**REQUIREMENTS:** Write every line out verbatim and omit the pictures.

**SUPPLIED INFORMATION:**
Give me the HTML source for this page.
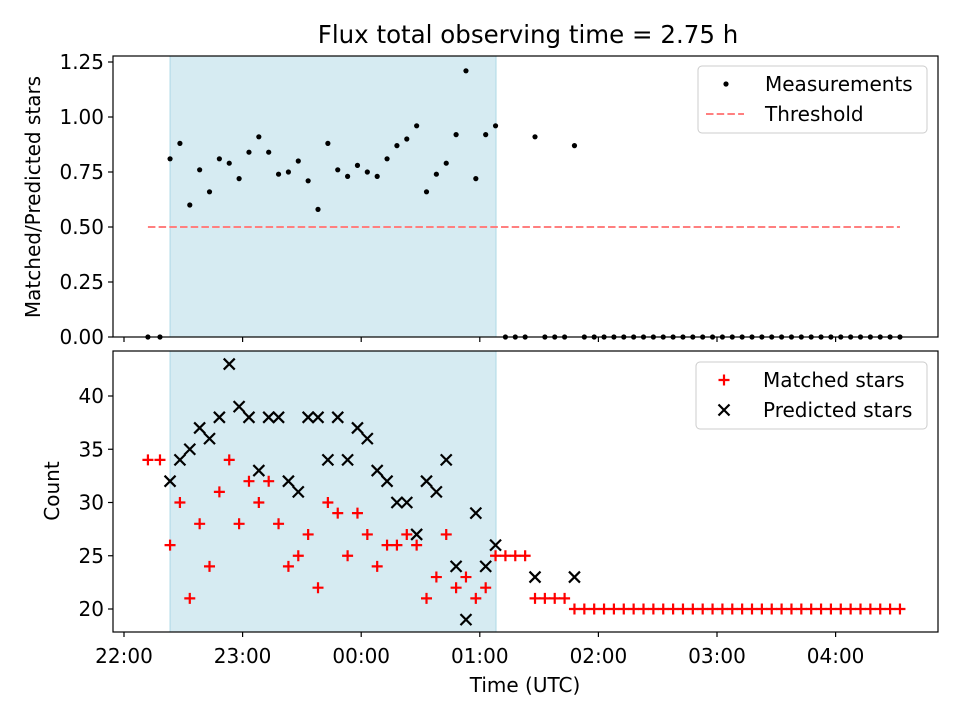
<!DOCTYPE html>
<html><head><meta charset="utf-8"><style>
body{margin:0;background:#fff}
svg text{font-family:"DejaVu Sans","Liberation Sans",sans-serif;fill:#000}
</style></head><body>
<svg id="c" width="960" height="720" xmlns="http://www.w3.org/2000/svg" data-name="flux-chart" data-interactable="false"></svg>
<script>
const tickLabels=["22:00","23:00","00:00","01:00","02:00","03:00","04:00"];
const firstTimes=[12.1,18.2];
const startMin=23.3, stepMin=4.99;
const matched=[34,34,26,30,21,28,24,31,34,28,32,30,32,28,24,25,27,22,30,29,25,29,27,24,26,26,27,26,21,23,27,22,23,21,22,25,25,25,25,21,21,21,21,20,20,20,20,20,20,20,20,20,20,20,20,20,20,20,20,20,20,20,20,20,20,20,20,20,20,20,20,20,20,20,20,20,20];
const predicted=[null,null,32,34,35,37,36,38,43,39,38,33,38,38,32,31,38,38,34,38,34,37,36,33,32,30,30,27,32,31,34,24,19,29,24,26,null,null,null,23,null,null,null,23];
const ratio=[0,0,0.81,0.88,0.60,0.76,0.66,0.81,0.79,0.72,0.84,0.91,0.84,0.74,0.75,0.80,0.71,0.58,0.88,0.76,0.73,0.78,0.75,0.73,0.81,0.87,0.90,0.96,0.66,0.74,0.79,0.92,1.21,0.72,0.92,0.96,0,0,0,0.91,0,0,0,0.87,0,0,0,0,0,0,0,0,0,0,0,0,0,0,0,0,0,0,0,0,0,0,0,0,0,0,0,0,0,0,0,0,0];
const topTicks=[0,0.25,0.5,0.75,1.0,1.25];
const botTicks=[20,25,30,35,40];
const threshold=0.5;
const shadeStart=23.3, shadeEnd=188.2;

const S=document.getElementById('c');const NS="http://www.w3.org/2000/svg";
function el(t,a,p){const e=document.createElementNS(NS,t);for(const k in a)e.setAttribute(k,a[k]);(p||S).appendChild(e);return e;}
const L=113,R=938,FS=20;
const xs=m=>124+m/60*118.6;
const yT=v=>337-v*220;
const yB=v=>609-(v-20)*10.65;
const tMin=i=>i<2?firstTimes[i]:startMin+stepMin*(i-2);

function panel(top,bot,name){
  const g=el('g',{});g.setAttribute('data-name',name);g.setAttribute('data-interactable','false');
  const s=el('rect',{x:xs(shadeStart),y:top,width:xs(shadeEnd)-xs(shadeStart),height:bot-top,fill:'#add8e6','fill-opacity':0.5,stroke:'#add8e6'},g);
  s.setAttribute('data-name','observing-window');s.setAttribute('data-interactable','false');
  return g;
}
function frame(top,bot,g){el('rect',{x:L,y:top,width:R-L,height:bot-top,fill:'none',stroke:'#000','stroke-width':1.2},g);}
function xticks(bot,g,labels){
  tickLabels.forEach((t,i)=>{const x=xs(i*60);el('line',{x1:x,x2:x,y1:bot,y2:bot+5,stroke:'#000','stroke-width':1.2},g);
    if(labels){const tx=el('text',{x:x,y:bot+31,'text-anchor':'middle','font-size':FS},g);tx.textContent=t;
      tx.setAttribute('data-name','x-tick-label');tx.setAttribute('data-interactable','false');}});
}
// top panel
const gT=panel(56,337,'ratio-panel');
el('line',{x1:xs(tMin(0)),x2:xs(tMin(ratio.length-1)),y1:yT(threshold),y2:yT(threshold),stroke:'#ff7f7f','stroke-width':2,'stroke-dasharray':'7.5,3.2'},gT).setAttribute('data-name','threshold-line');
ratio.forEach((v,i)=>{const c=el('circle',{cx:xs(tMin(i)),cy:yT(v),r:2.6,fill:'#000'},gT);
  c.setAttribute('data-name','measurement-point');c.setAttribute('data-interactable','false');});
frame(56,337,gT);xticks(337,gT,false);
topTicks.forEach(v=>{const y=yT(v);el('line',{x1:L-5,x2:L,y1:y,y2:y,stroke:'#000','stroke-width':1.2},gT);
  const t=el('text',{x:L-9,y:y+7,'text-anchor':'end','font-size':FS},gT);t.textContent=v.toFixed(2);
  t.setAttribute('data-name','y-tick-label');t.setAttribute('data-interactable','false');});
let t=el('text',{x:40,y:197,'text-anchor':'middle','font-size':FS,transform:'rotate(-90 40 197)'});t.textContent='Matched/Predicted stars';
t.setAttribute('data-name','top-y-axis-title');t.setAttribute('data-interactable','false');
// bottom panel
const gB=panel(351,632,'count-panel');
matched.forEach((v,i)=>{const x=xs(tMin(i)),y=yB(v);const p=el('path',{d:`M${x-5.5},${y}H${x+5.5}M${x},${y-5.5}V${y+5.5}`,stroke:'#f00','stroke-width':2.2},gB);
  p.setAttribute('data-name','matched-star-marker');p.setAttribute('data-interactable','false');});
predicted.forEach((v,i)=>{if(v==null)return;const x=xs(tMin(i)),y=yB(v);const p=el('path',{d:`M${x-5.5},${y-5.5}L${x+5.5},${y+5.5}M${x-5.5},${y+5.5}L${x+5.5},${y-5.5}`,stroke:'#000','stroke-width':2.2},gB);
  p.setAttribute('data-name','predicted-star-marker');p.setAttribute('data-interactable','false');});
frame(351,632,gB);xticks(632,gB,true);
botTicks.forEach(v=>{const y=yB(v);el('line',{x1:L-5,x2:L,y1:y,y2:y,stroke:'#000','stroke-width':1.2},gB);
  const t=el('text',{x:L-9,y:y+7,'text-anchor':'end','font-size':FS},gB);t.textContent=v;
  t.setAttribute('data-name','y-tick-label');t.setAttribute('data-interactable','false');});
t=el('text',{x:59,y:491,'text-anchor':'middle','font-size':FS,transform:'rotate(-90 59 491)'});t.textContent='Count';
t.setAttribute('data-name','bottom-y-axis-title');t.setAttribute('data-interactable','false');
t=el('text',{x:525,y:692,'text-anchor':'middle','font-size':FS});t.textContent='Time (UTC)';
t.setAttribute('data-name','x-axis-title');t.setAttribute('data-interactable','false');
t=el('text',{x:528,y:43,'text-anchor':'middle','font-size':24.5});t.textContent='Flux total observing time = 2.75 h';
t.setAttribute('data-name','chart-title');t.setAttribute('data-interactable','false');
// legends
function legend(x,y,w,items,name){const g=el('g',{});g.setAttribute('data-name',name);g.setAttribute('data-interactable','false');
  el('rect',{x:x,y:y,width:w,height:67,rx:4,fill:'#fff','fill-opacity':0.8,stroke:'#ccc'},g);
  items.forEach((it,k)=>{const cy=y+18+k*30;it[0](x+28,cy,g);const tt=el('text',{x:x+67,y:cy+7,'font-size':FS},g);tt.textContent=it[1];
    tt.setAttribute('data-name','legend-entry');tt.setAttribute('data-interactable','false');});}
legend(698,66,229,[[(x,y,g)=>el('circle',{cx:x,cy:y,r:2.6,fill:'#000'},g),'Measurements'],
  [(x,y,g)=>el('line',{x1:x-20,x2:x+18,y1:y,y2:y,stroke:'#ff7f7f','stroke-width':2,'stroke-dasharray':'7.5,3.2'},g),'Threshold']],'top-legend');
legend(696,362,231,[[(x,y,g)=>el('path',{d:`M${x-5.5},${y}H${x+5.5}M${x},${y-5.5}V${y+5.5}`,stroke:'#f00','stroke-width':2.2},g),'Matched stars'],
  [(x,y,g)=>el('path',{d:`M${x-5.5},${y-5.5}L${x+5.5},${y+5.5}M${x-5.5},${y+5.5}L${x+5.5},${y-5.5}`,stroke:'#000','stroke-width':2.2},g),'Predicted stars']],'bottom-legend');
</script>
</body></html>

**THE SOLUTION:**
Give me the HTML source for this page.
<!DOCTYPE html>
<html><head><meta charset="utf-8"><style>
body{margin:0;background:#fff}
svg text{font-family:"DejaVu Sans","Liberation Sans",sans-serif;fill:#000}
</style></head><body>
<svg id="c" width="960" height="720" xmlns="http://www.w3.org/2000/svg" data-name="flux-chart" data-interactable="false"></svg>
<script>
const tickLabels=["22:00","23:00","00:00","01:00","02:00","03:00","04:00"];
const firstTimes=[12.1,18.2];
const startMin=23.3, stepMin=4.99;
const matched=[34,34,26,30,21,28,24,31,34,28,32,30,32,28,24,25,27,22,30,29,25,29,27,24,26,26,27,26,21,23,27,22,23,21,22,25,25,25,25,21,21,21,21,20,20,20,20,20,20,20,20,20,20,20,20,20,20,20,20,20,20,20,20,20,20,20,20,20,20,20,20,20,20,20,20,20,20];
const predicted=[null,null,32,34,35,37,36,38,43,39,38,33,38,38,32,31,38,38,34,38,34,37,36,33,32,30,30,27,32,31,34,24,19,29,24,26,null,null,null,23,null,null,null,23];
const ratio=[0,0,0.81,0.88,0.60,0.76,0.66,0.81,0.79,0.72,0.84,0.91,0.84,0.74,0.75,0.80,0.71,0.58,0.88,0.76,0.73,0.78,0.75,0.73,0.81,0.87,0.90,0.96,0.66,0.74,0.79,0.92,1.21,0.72,0.92,0.96,0,0,0,0.91,0,0,0,0.87,0,0,0,0,0,0,0,0,0,0,0,0,0,0,0,0,0,0,0,0,0,0,0,0,0,0,0,0,0,0,0,0,0];
const topTicks=[0,0.25,0.5,0.75,1.0,1.25];
const botTicks=[20,25,30,35,40];
const threshold=0.5;
const shadeStart=23.3, shadeEnd=188.2;

const S=document.getElementById('c');const NS="http://www.w3.org/2000/svg";
function el(t,a,p){const e=document.createElementNS(NS,t);for(const k in a)e.setAttribute(k,a[k]);(p||S).appendChild(e);return e;}
const L=113,R=938,FS=20;
const xs=m=>124+m/60*118.6;
const yT=v=>337-v*220;
const yB=v=>609-(v-20)*10.65;
const tMin=i=>i<2?firstTimes[i]:startMin+stepMin*(i-2);

function panel(top,bot,name){
  const g=el('g',{});g.setAttribute('data-name',name);g.setAttribute('data-interactable','false');
  const s=el('rect',{x:xs(shadeStart),y:top,width:xs(shadeEnd)-xs(shadeStart),height:bot-top,fill:'#add8e6','fill-opacity':0.5,stroke:'#add8e6'},g);
  s.setAttribute('data-name','observing-window');s.setAttribute('data-interactable','false');
  return g;
}
function frame(top,bot,g){el('rect',{x:L,y:top,width:R-L,height:bot-top,fill:'none',stroke:'#000','stroke-width':1.2},g);}
function xticks(bot,g,labels){
  tickLabels.forEach((t,i)=>{const x=xs(i*60);el('line',{x1:x,x2:x,y1:bot,y2:bot+5,stroke:'#000','stroke-width':1.2},g);
    if(labels){const tx=el('text',{x:x,y:bot+31,'text-anchor':'middle','font-size':FS},g);tx.textContent=t;
      tx.setAttribute('data-name','x-tick-label');tx.setAttribute('data-interactable','false');}});
}
// top panel
const gT=panel(56,337,'ratio-panel');
el('line',{x1:xs(tMin(0)),x2:xs(tMin(ratio.length-1)),y1:yT(threshold),y2:yT(threshold),stroke:'#ff7f7f','stroke-width':2,'stroke-dasharray':'7.5,3.2'},gT).setAttribute('data-name','threshold-line');
ratio.forEach((v,i)=>{const c=el('circle',{cx:xs(tMin(i)),cy:yT(v),r:2.6,fill:'#000'},gT);
  c.setAttribute('data-name','measurement-point');c.setAttribute('data-interactable','false');});
frame(56,337,gT);xticks(337,gT,false);
topTicks.forEach(v=>{const y=yT(v);el('line',{x1:L-5,x2:L,y1:y,y2:y,stroke:'#000','stroke-width':1.2},gT);
  const t=el('text',{x:L-9,y:y+7,'text-anchor':'end','font-size':FS},gT);t.textContent=v.toFixed(2);
  t.setAttribute('data-name','y-tick-label');t.setAttribute('data-interactable','false');});
let t=el('text',{x:40,y:197,'text-anchor':'middle','font-size':FS,transform:'rotate(-90 40 197)'});t.textContent='Matched/Predicted stars';
t.setAttribute('data-name','top-y-axis-title');t.setAttribute('data-interactable','false');
// bottom panel
const gB=panel(351,632,'count-panel');
matched.forEach((v,i)=>{const x=xs(tMin(i)),y=yB(v);const p=el('path',{d:`M${x-5.5},${y}H${x+5.5}M${x},${y-5.5}V${y+5.5}`,stroke:'#f00','stroke-width':2.2},gB);
  p.setAttribute('data-name','matched-star-marker');p.setAttribute('data-interactable','false');});
predicted.forEach((v,i)=>{if(v==null)return;const x=xs(tMin(i)),y=yB(v);const p=el('path',{d:`M${x-5.5},${y-5.5}L${x+5.5},${y+5.5}M${x-5.5},${y+5.5}L${x+5.5},${y-5.5}`,stroke:'#000','stroke-width':2.2},gB);
  p.setAttribute('data-name','predicted-star-marker');p.setAttribute('data-interactable','false');});
frame(351,632,gB);xticks(632,gB,true);
botTicks.forEach(v=>{const y=yB(v);el('line',{x1:L-5,x2:L,y1:y,y2:y,stroke:'#000','stroke-width':1.2},gB);
  const t=el('text',{x:L-9,y:y+7,'text-anchor':'end','font-size':FS},gB);t.textContent=v;
  t.setAttribute('data-name','y-tick-label');t.setAttribute('data-interactable','false');});
t=el('text',{x:59,y:491,'text-anchor':'middle','font-size':FS,transform:'rotate(-90 59 491)'});t.textContent='Count';
t.setAttribute('data-name','bottom-y-axis-title');t.setAttribute('data-interactable','false');
t=el('text',{x:525,y:692,'text-anchor':'middle','font-size':FS});t.textContent='Time (UTC)';
t.setAttribute('data-name','x-axis-title');t.setAttribute('data-interactable','false');
t=el('text',{x:528,y:43,'text-anchor':'middle','font-size':24.5});t.textContent='Flux total observing time = 2.75 h';
t.setAttribute('data-name','chart-title');t.setAttribute('data-interactable','false');
// legends
function legend(x,y,w,items,name){const g=el('g',{});g.setAttribute('data-name',name);g.setAttribute('data-interactable','false');
  el('rect',{x:x,y:y,width:w,height:67,rx:4,fill:'#fff','fill-opacity':0.8,stroke:'#ccc'},g);
  items.forEach((it,k)=>{const cy=y+18+k*30;it[0](x+28,cy,g);const tt=el('text',{x:x+67,y:cy+7,'font-size':FS},g);tt.textContent=it[1];
    tt.setAttribute('data-name','legend-entry');tt.setAttribute('data-interactable','false');});}
legend(698,66,229,[[(x,y,g)=>el('circle',{cx:x,cy:y,r:2.6,fill:'#000'},g),'Measurements'],
  [(x,y,g)=>el('line',{x1:x-20,x2:x+18,y1:y,y2:y,stroke:'#ff7f7f','stroke-width':2,'stroke-dasharray':'7.5,3.2'},g),'Threshold']],'top-legend');
legend(696,362,231,[[(x,y,g)=>el('path',{d:`M${x-5.5},${y}H${x+5.5}M${x},${y-5.5}V${y+5.5}`,stroke:'#f00','stroke-width':2.2},g),'Matched stars'],
  [(x,y,g)=>el('path',{d:`M${x-5.5},${y-5.5}L${x+5.5},${y+5.5}M${x-5.5},${y+5.5}L${x+5.5},${y-5.5}`,stroke:'#000','stroke-width':2.2},g),'Predicted stars']],'bottom-legend');
</script>
</body></html>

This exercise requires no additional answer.